Voila pour ce qui se situe à hauteur d’homme. Certains y verront la vanité déplacée d’un arrogant qui s’est trompé et refuse de le reconnaître, d’autres un règlement de comptes indigne de la nouvelle stature de grand commandeur du ballon rond hexagonal. Après tout, chacun est peut-être simplement dans son rôle. Il existe pourtant une autre façon d’interpréter cette péripétie estivale au milieu du calme plat du mercato, quitte à passer pour un indécrottable amoureux de la gnose. En effet, dans une partie de sa réponse, Christophe Dugarry avance pour sa défense un argument trop vite balayé. « Je ne suis pas prêt à tout faire pour gagner. Je suis ravi de ne pas avoir le même état d’esprit (que Didier Deschamps). » Ce petit bout de phrase révèle peut-être beaucoup de choses. Car nous avons tendance à beaucoup oublier qu’une partie de la planète n’a cessé d’estimer que nos Bleus n’ont pas été si impériaux que cela en Russie.
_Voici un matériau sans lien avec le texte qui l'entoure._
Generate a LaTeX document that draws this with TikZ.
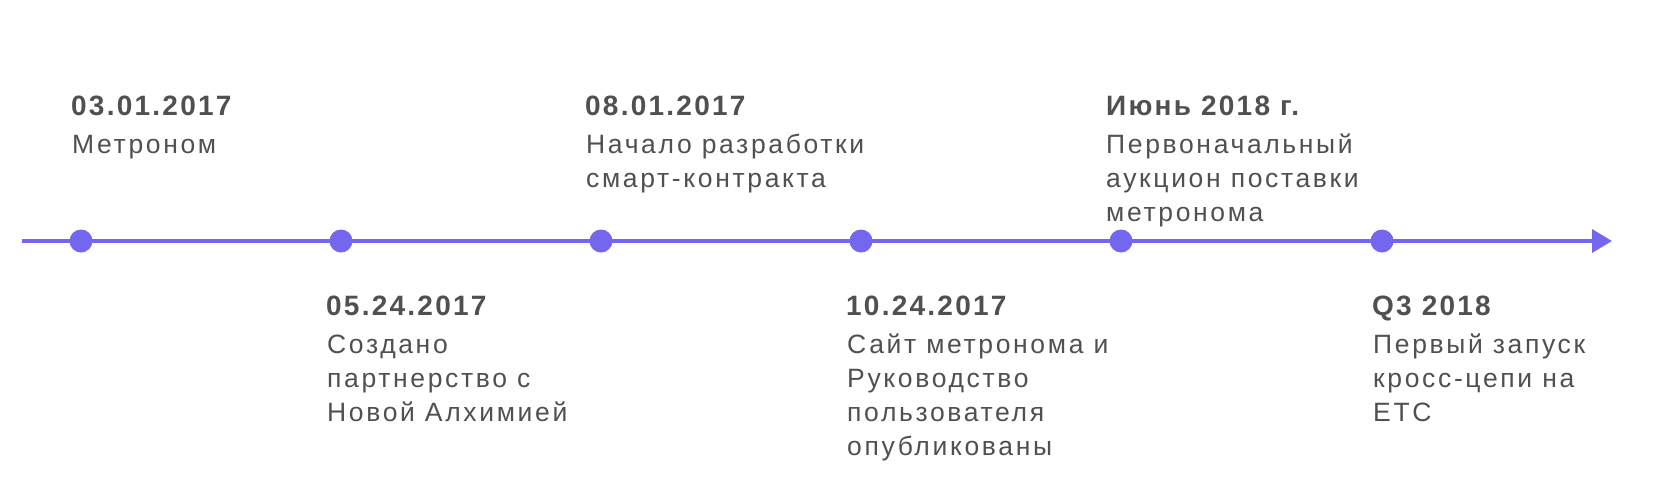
\documentclass[tikz,border=0pt]{standalone}
\usepackage{fontspec}
\setmainfont{Liberation Sans}
\newfontfamily\datefont{Liberation Sans}[LetterSpace=8]
\newfontfamily\descfont{Liberation Sans}[LetterSpace=10]
\usetikzlibrary{arrows.meta}
\definecolor{tl}{HTML}{7466EE}
\definecolor{tx}{HTML}{505050}
\tikzset{
  dot/.style={circle,fill=tl,inner sep=0pt,minimum size=23pt},
  datelbl/.style={anchor=base west,inner sep=0pt,text=tx,font=\datefont\fontsize{28}{34}\selectfont\bfseries},
  desclbl/.style={anchor=base west,inner sep=0pt,text=tx,align=left,font=\descfont\fontsize{26.5}{34.2}\selectfont},
  axis/.style={draw=tl,line width=3.5pt,-{Triangle[length=20pt,width=23pt]}}
}
\begin{document}
\begin{tikzpicture}[x=1pt,y=-1pt]
\useasboundingbox (0,0) rectangle (1662,499);
\coordinate (start) at (22,241);
\coordinate (end) at (1612,241);
\draw[axis] (start) -- (end);
\node[dot] (d1) at (81,241) {};
\node[dot] (d2) at (341,241) {};
\node[dot] (d3) at (601,241) {};
\node[dot] (d4) at (861,241) {};
\node[dot] (d5) at (1121,241) {};
\node[dot] (d6) at (1382,241) {};
% top (anchor = baseline of last line)
\node[datelbl] (t1) at (71,115) {03.01.2017};
\node[desclbl] (e1) at (72,153) {Метроном};
\node[datelbl] (t3) at (585,115) {08.01.2017};
\node[desclbl] (e3) at (586,187.2) {Начало разработки\\смарт-контракта};
\node[datelbl] (t5) at (1106,115) {Июнь 2018 г.};
\node[desclbl] (e5) at (1106,221.4) {Первоначальный\\аукцион поставки\\метронома};
% bottom
\node[datelbl] (t2) at (326,315) {05.24.2017};
\node[desclbl] (e2) at (327,421.4) {Создано\\партнерство с\\Новой Алхимией};
\node[datelbl] (t4) at (846,315) {10.24.2017};
\node[desclbl] (e4) at (847,455.6) {Сайт метронома и\\Руководство\\пользователя\\опубликованы};
\node[datelbl] (t6) at (1372,315) {Q3 2018};
\node[desclbl] (e6) at (1373,421.4) {Первый запуск\\кросс-цепи на\\ETC};
\end{tikzpicture}
\end{document}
Voltaire, Malraux et Benzema

La conversion de l’équipe de France au patrimoine transalpin de la Serie A sous la baguette du plus français des Bianconeri en a frappé cependant plus d’un. Le paradoxe d’une seconde étoile. La France est retombée amoureuse de ses capés à l’issue de 90 minutes de folie contre l’Argentine (4-3). Or ce match était l’archétype de ce que ne voulait jamais vivre Didier Deschamps, qui tirait presque une tête d’enterrement à la fin sur le bord du terrain, presque moins satisfait qu’après l’insipide rencontre face au Danemark (0-0). Sa causerie à la mi-temps, à base de « jouer dur derrière et mettre des mines de loin » , valait programme. Mais Dédé a construit de la sorte son style et son succès. Il le revendique. Il faut néanmoins, dans la patrie de Voltaire et Malraux, conserver précieusement le droit de ne pas s’en satisfaire, de ne pas désirer que les Bleus soient une nouvelle Nazionale. Et d’autant plus en étant champions du monde dans la perspective du prochain Euro – en soulignant pour mémoire que l’Euro 2000 fut infiniment plus abouti et « beau » que la Coupe du monde deux ans auparavant.

Bien sûr, Dugarry enjolive le cas Benzema et minore les responsabilités de ce dernier dans sa situation, en omettant surtout que la seule et première victime de l’affaire se nommait Mathieu Valbuena, qui, lui, a perdu davantage que l’attaquant du Real. Toutefois, il est également salvateur de ne pas complètement passer sous silence que son éviction n’aurait peut-être pas eu lieu avec un autre patronyme, pour des faits identiques. Le patriotisme républicain qui a enjaillé nos Bleus, et dont tout monde se félicite pour le bien de la nation, a encore quelques scories sur le visage de la Marianne à crampons. Les victoires aussi supposent leur droit d’inventaire et leur devoir de mémoire.